* _WRITTEN EXERCISE_: Reproduce the listing below word for word, with no pictures.

* _DATA BLOCK_:
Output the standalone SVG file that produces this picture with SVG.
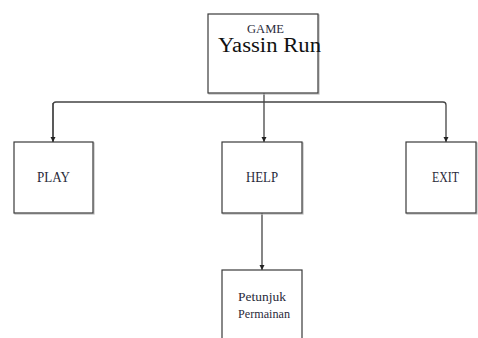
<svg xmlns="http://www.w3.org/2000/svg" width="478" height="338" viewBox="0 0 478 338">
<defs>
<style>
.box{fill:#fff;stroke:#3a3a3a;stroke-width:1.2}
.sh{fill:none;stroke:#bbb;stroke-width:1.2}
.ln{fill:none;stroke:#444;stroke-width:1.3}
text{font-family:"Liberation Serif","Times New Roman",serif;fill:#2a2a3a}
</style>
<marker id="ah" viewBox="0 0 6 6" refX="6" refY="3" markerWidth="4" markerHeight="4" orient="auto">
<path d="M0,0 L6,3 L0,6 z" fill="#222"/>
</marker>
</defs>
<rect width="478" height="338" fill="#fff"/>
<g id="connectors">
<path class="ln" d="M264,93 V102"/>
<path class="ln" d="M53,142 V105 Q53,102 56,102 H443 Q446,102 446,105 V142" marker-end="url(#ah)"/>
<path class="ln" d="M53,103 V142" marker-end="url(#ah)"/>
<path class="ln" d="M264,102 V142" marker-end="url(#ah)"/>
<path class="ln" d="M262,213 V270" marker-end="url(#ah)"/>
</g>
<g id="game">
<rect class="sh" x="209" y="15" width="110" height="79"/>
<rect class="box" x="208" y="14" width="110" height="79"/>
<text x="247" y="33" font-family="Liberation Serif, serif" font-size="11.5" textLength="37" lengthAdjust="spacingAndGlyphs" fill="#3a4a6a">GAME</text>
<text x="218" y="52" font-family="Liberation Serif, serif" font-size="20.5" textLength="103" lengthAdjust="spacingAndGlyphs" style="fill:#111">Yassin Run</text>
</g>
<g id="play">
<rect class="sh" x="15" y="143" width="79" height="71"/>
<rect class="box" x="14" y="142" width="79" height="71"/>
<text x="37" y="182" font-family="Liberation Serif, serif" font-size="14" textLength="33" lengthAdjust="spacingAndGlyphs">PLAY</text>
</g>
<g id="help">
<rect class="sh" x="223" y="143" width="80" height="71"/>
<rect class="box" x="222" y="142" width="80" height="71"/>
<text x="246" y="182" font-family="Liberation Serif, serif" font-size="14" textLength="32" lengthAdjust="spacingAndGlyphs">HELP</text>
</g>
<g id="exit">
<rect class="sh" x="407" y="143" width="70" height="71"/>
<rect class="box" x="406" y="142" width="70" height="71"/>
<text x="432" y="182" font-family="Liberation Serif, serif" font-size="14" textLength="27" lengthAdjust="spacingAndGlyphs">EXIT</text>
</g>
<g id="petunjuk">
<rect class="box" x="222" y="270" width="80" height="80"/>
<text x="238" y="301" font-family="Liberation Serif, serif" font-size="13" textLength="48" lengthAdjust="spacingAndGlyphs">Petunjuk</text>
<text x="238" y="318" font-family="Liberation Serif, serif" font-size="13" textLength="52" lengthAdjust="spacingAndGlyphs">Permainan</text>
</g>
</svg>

* _REPLY_:
Output the standalone SVG file that produces this picture with SVG.
<svg xmlns="http://www.w3.org/2000/svg" width="478" height="338" viewBox="0 0 478 338">
<defs>
<style>
.box{fill:#fff;stroke:#3a3a3a;stroke-width:1.2}
.sh{fill:none;stroke:#bbb;stroke-width:1.2}
.ln{fill:none;stroke:#444;stroke-width:1.3}
text{font-family:"Liberation Serif","Times New Roman",serif;fill:#2a2a3a}
</style>
<marker id="ah" viewBox="0 0 6 6" refX="6" refY="3" markerWidth="4" markerHeight="4" orient="auto">
<path d="M0,0 L6,3 L0,6 z" fill="#222"/>
</marker>
</defs>
<rect width="478" height="338" fill="#fff"/>
<g id="connectors">
<path class="ln" d="M264,93 V102"/>
<path class="ln" d="M53,142 V105 Q53,102 56,102 H443 Q446,102 446,105 V142" marker-end="url(#ah)"/>
<path class="ln" d="M53,103 V142" marker-end="url(#ah)"/>
<path class="ln" d="M264,102 V142" marker-end="url(#ah)"/>
<path class="ln" d="M262,213 V270" marker-end="url(#ah)"/>
</g>
<g id="game">
<rect class="sh" x="209" y="15" width="110" height="79"/>
<rect class="box" x="208" y="14" width="110" height="79"/>
<text x="247" y="33" font-family="Liberation Serif, serif" font-size="11.5" textLength="37" lengthAdjust="spacingAndGlyphs" fill="#3a4a6a">GAME</text>
<text x="218" y="52" font-family="Liberation Serif, serif" font-size="20.5" textLength="103" lengthAdjust="spacingAndGlyphs" style="fill:#111">Yassin Run</text>
</g>
<g id="play">
<rect class="sh" x="15" y="143" width="79" height="71"/>
<rect class="box" x="14" y="142" width="79" height="71"/>
<text x="37" y="182" font-family="Liberation Serif, serif" font-size="14" textLength="33" lengthAdjust="spacingAndGlyphs">PLAY</text>
</g>
<g id="help">
<rect class="sh" x="223" y="143" width="80" height="71"/>
<rect class="box" x="222" y="142" width="80" height="71"/>
<text x="246" y="182" font-family="Liberation Serif, serif" font-size="14" textLength="32" lengthAdjust="spacingAndGlyphs">HELP</text>
</g>
<g id="exit">
<rect class="sh" x="407" y="143" width="70" height="71"/>
<rect class="box" x="406" y="142" width="70" height="71"/>
<text x="432" y="182" font-family="Liberation Serif, serif" font-size="14" textLength="27" lengthAdjust="spacingAndGlyphs">EXIT</text>
</g>
<g id="petunjuk">
<rect class="box" x="222" y="270" width="80" height="80"/>
<text x="238" y="301" font-family="Liberation Serif, serif" font-size="13" textLength="48" lengthAdjust="spacingAndGlyphs">Petunjuk</text>
<text x="238" y="318" font-family="Liberation Serif, serif" font-size="13" textLength="52" lengthAdjust="spacingAndGlyphs">Permainan</text>
</g>
</svg>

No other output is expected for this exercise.